Measurement of rock joint roughness by 3D scanner

Abstract

Many methods have been used to measure rock joint surface roughness more accurately. However, true roughness has been distorted and underestimated by differences in the sampling interval of the measurement methods. Thus, current measurement methods produce a dead zone and distorted roughness profiles. This study proposes a new rock joint surface roughness measurement method by use of a camera-type three-dimensional (3D) scanner as an alternative to current methods. For this study, the underestimation of artificial roughness is analyzed by using the current measurement method of laser profilometry. We then replicate eight specimens from two rock joint surfaces, and digitize them by 3D scanners. Finally, the roughness coefficient values obtained from eight numbers of the 3D surface data sets and from 320 numbers of two-dimensional profiles data sets are analyzed by using the current measurement methods and our proposed measurement method.
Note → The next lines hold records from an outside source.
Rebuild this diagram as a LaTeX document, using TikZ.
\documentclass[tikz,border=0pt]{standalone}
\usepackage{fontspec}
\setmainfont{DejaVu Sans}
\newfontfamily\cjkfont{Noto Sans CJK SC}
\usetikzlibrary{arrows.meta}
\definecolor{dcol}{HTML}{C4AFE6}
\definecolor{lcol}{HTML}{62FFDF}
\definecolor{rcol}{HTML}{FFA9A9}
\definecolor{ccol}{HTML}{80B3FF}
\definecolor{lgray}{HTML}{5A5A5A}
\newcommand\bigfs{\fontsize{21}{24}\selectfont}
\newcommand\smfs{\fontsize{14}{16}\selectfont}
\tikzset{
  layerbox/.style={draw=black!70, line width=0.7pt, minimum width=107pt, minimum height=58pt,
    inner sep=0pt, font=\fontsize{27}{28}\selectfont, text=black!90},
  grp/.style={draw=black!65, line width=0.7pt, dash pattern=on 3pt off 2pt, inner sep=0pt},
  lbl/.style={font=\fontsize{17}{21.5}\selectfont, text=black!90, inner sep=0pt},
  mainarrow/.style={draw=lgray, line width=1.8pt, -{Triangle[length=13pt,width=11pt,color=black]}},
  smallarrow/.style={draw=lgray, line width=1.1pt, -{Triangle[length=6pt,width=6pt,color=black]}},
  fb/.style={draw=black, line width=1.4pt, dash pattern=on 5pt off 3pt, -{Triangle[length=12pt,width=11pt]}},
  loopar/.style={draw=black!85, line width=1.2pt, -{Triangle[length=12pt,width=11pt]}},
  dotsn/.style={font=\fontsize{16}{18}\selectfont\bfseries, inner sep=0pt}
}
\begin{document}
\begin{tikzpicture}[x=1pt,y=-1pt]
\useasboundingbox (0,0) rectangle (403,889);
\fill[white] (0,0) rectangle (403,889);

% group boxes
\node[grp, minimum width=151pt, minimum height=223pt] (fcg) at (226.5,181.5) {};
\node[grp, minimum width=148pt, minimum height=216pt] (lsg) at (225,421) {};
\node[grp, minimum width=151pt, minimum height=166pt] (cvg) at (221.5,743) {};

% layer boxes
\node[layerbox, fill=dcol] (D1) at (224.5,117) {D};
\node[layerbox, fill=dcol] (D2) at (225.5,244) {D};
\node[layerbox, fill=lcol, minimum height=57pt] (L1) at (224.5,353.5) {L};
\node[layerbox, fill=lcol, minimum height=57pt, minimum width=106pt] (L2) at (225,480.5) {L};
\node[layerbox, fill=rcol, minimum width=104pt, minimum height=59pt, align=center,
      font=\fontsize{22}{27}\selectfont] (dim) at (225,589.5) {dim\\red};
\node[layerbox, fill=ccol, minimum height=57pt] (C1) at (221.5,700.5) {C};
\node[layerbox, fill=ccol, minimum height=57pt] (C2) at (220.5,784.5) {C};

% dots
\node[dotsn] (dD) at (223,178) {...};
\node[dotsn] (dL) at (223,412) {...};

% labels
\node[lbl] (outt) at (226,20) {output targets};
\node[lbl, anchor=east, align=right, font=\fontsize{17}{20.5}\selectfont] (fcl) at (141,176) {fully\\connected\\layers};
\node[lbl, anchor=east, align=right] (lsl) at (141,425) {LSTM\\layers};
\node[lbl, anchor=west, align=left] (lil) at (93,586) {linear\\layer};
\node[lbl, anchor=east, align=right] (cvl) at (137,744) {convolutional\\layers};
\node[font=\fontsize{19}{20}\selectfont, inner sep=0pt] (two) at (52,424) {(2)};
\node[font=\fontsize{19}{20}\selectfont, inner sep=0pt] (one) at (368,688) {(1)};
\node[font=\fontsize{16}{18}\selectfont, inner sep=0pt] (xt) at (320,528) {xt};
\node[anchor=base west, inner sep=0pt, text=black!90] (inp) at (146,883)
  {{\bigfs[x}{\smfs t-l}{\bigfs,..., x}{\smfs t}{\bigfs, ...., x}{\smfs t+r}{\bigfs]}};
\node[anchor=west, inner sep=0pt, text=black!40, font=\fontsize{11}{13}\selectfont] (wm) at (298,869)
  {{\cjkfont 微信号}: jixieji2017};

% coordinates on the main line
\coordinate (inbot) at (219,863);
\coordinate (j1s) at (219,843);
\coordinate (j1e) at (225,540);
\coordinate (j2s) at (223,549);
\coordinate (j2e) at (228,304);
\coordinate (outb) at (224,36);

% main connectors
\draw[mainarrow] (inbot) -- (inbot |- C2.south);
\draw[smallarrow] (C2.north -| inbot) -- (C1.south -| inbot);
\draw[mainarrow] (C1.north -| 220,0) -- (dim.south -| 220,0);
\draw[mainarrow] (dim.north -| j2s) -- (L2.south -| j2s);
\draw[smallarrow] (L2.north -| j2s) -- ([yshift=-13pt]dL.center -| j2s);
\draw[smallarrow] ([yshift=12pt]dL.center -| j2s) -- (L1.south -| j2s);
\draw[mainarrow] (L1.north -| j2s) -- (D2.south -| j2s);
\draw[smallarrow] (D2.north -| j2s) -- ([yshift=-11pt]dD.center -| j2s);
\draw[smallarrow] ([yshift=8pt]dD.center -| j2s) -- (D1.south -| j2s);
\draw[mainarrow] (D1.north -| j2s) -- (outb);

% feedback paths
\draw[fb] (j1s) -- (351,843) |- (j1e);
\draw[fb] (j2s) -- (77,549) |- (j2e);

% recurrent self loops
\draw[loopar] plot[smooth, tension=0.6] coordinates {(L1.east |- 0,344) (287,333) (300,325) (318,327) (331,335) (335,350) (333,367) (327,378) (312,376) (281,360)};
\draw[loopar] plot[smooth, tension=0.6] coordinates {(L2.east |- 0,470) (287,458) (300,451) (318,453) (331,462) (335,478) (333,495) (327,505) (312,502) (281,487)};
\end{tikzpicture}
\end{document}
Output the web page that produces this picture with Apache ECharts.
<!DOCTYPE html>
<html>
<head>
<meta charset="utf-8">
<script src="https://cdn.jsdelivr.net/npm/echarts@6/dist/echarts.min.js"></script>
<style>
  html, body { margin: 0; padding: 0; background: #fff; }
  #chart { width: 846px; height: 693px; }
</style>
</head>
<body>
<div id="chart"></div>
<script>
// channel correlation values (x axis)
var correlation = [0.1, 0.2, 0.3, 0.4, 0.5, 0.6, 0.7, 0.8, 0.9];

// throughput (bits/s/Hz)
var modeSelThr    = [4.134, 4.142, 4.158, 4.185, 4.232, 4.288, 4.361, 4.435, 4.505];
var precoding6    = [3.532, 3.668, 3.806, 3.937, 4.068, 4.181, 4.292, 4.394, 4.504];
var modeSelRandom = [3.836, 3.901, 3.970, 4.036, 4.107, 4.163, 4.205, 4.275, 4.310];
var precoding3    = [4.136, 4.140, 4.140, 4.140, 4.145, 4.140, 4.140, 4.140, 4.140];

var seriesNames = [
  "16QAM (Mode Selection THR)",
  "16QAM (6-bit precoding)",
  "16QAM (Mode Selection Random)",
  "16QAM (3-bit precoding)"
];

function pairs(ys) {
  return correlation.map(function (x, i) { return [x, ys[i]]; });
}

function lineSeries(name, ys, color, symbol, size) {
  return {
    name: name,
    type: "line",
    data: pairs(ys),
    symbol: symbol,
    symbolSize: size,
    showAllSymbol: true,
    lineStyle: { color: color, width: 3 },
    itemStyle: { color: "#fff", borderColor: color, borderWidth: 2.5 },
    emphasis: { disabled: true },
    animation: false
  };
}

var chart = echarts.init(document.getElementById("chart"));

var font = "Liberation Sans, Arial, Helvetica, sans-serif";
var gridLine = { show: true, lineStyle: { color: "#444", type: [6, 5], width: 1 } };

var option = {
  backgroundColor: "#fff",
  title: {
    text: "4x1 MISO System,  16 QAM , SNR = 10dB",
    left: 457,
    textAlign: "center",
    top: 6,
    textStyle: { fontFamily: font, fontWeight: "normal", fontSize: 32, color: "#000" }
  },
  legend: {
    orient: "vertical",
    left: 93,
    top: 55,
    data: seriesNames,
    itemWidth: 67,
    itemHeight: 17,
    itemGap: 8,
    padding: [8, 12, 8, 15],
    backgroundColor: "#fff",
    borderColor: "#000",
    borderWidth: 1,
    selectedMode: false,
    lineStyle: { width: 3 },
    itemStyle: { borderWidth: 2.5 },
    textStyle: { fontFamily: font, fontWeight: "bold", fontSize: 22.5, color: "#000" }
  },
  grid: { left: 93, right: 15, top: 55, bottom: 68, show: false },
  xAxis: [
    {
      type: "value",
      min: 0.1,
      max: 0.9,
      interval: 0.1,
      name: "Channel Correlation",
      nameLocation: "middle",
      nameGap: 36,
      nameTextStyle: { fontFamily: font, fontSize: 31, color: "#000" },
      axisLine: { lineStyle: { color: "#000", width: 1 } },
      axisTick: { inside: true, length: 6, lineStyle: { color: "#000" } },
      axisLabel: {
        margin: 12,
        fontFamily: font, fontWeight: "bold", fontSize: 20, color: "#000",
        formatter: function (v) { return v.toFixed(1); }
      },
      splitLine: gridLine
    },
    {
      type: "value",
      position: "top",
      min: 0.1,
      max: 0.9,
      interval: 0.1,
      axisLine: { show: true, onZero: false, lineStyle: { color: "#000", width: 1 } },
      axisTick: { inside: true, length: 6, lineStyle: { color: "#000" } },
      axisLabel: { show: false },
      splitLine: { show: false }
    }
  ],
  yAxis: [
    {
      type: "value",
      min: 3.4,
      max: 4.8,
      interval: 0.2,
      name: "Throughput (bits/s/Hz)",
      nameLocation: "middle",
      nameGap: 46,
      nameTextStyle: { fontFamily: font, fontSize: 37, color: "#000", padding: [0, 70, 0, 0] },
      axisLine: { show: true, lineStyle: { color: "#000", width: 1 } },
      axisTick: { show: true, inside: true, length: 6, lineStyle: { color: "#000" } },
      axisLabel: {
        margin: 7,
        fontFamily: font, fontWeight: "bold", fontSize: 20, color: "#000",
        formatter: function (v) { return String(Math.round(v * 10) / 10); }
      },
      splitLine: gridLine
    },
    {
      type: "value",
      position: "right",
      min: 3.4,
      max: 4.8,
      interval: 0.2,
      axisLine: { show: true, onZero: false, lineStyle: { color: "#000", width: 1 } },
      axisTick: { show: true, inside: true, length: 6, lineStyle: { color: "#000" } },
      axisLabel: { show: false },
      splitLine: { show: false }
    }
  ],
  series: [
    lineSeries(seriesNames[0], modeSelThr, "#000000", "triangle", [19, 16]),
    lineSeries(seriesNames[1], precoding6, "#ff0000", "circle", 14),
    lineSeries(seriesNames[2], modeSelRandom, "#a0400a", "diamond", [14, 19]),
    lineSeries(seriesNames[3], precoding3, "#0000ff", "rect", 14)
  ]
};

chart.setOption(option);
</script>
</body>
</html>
The artificial simulation confirms that the sampling interval is one of main factors for the distortion of roughness and shows that current methods may not consider the inclination of waviness. The experimental results showed that the camera-type 3D scanner produced 10% larger roughness values than those of the current methods. The proposed new method is a faster, more precise and more accurate method than the current methods for the measurement of rock joint roughness, so that it can be promising technique in this area of study.